#### DATA SUPPLIED:
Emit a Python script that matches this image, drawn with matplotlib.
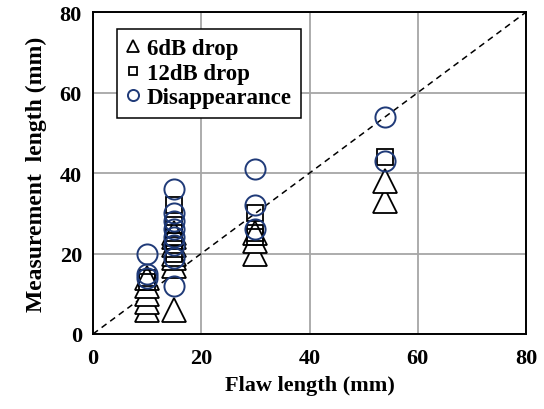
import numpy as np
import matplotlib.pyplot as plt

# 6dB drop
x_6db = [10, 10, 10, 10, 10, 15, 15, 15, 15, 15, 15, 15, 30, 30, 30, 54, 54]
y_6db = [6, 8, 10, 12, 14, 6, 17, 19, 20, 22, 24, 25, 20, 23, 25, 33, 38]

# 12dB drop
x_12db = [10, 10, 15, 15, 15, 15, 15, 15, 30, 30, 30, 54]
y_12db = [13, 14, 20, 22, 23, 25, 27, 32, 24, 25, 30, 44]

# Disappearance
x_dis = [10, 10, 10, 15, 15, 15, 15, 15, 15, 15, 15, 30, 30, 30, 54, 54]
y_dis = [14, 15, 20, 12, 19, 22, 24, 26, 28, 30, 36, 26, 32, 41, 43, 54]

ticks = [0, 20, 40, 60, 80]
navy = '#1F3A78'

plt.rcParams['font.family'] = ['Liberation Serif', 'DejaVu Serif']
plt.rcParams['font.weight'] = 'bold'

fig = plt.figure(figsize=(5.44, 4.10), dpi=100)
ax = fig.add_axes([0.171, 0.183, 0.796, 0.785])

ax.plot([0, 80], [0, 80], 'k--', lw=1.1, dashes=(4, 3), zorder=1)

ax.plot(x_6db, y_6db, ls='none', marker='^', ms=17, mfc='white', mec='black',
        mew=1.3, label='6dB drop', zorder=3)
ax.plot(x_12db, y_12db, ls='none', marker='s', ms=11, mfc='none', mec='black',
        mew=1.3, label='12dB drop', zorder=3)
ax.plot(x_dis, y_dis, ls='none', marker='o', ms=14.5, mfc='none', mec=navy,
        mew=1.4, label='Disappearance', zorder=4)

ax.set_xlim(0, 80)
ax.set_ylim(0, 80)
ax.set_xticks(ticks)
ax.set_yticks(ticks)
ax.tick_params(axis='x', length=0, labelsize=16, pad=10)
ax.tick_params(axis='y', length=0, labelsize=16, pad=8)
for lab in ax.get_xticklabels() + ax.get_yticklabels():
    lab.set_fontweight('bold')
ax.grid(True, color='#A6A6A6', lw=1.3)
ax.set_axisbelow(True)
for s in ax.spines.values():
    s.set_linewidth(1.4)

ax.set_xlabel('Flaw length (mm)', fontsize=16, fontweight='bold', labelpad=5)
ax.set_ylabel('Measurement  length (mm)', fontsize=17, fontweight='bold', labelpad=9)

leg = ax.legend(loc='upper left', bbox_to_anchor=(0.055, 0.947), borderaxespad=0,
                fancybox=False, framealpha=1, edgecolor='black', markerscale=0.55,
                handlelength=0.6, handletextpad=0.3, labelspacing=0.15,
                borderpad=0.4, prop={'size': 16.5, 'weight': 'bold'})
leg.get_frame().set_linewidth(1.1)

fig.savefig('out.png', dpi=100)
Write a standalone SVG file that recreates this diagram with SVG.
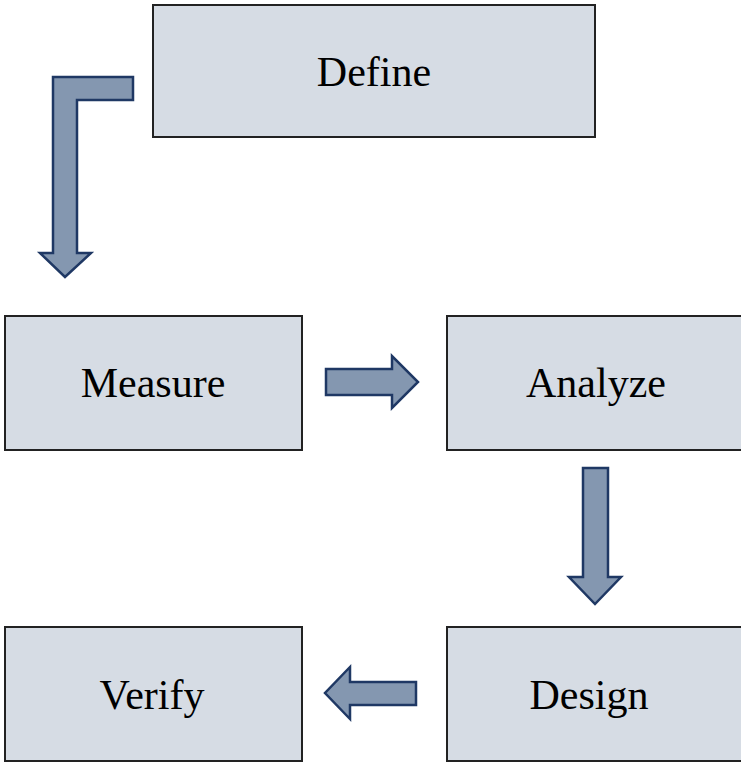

#### EXERCISE DESCRIPTION:
Report how many lines of the data hold the string "that"; give only the number.

#### CORRECT ANSWER:
2